El éxito en Euskadi residió en la captación del otro, algo intentado también en la India mediante las conversiones religiosas, que sobre la base del sistema educativo y de los alicientes profesionales, ha hecho posible que ese «otro» renuncie a su identidad y trate de asumir la vasca en el sentido deseado por el nacionalismo. Ahí tenemos al nuevo lehendakari del PNV, con sus ocho apellidos españoles, que tapa muy bien el dominio político de la minoría autóctona, del mismo modo que el nacionalismo populista de Narendra Modi en India cubre el hecho de que su partido, el BJP, consagra -lo prueba en términos cuantitativos su presencia en la dirección- el poder de la casta que lo ejerciera siempre en la sociedad tradicional: los brahmanes.
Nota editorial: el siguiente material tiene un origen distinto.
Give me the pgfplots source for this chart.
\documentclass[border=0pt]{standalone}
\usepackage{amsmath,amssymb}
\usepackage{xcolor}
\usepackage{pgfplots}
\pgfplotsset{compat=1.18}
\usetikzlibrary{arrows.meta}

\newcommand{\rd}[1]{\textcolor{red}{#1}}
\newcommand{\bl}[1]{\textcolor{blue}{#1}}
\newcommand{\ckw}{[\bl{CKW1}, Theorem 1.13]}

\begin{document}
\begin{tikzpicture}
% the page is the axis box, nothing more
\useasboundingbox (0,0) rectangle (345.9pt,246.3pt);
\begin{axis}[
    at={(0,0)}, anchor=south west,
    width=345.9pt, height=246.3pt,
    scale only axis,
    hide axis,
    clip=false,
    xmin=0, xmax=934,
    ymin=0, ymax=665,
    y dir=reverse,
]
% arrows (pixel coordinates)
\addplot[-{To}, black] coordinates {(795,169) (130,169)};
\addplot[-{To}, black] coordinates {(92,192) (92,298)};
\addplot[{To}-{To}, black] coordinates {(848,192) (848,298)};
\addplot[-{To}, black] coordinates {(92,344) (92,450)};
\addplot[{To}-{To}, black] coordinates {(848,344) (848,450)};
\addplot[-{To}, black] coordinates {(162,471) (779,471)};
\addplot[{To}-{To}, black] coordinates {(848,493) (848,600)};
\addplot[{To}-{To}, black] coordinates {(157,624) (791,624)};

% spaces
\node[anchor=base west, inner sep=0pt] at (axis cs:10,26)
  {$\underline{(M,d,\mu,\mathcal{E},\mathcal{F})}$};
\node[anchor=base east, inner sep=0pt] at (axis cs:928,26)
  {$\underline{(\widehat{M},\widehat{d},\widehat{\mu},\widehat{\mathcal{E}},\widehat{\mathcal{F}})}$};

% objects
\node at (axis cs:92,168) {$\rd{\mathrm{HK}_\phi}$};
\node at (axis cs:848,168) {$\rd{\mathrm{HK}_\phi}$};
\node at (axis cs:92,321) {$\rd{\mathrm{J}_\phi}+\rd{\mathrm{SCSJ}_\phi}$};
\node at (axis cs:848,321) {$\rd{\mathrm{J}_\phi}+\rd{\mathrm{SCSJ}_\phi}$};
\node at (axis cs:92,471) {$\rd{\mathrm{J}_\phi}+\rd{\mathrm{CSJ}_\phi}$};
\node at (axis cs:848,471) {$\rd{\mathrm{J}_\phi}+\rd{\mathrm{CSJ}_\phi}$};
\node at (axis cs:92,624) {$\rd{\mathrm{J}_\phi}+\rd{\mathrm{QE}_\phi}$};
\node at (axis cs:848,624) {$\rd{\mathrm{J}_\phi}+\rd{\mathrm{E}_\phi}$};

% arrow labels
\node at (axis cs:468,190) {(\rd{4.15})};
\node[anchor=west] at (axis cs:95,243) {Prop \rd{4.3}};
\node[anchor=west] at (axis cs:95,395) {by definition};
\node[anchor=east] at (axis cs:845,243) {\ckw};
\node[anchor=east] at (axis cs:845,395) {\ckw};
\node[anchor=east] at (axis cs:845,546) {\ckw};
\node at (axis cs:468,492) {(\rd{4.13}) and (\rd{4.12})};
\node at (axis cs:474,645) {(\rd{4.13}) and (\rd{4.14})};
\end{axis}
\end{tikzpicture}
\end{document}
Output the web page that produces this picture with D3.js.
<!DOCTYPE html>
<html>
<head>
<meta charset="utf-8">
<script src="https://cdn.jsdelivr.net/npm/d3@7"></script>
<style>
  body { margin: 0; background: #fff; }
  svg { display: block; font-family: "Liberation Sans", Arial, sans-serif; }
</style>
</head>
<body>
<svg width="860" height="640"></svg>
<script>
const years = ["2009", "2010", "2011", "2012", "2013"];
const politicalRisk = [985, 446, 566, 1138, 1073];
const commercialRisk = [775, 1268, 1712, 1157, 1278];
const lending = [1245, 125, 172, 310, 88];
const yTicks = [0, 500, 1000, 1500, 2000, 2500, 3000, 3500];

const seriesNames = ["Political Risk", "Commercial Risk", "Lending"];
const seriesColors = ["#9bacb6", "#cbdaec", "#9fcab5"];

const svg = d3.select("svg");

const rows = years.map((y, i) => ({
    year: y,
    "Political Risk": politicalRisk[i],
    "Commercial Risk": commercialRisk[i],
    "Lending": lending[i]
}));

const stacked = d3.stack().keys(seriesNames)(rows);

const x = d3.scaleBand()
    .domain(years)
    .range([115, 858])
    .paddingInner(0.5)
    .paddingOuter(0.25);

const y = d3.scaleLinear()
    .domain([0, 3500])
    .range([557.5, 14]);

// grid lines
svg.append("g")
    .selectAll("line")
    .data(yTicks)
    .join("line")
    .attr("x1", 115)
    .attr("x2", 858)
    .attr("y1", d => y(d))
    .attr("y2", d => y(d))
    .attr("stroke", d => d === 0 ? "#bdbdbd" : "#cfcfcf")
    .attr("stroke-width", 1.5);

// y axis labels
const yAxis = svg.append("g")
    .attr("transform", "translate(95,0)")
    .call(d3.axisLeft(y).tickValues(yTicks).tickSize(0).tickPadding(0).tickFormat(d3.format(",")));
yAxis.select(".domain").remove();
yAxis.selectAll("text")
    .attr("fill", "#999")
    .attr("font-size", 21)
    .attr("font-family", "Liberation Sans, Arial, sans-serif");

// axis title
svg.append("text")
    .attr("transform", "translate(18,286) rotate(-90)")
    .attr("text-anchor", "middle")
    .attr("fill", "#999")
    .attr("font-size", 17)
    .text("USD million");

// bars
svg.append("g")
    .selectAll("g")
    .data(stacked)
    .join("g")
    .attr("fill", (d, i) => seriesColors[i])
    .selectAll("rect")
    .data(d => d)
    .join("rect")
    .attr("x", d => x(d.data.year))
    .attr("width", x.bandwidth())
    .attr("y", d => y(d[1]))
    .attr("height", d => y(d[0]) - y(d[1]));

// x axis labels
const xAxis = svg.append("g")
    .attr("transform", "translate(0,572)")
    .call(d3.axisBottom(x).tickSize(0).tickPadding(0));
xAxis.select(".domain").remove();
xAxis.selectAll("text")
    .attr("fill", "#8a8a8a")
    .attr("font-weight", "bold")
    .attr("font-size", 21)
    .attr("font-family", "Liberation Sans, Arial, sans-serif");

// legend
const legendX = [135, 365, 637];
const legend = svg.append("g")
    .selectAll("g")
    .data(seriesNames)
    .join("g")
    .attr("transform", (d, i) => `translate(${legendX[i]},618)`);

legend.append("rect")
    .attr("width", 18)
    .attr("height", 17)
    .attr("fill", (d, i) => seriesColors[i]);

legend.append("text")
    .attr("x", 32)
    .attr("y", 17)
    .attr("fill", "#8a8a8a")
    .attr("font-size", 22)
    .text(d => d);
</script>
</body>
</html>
En uno y en otro caso, el resultado final no puede ser otro que la degradación de la democracia. A ello se ha aplicado Modi hasta hoy con fuerza en todos los planos de la acción política, desde el preferente de la marginación de los musulmanes a la restricción de la libertad de expresión. En Euskadi no hacen falta leyes: al margen de las capitales, y singularmente en Gipuzkoa, la homogeneización política lograda es absoluta y se aprecia en los recientes resultados electorales. Un totalismo indoloro garantiza la exclusión de lo español. El terrorismo dio sus frutos y es incluso de agradecer al partido que es su heredero, que opte por el mantenimiento de la paz social frente a quienes se obstinan en desenterrar los malos recuerdos. Tal es la doctrina oficial.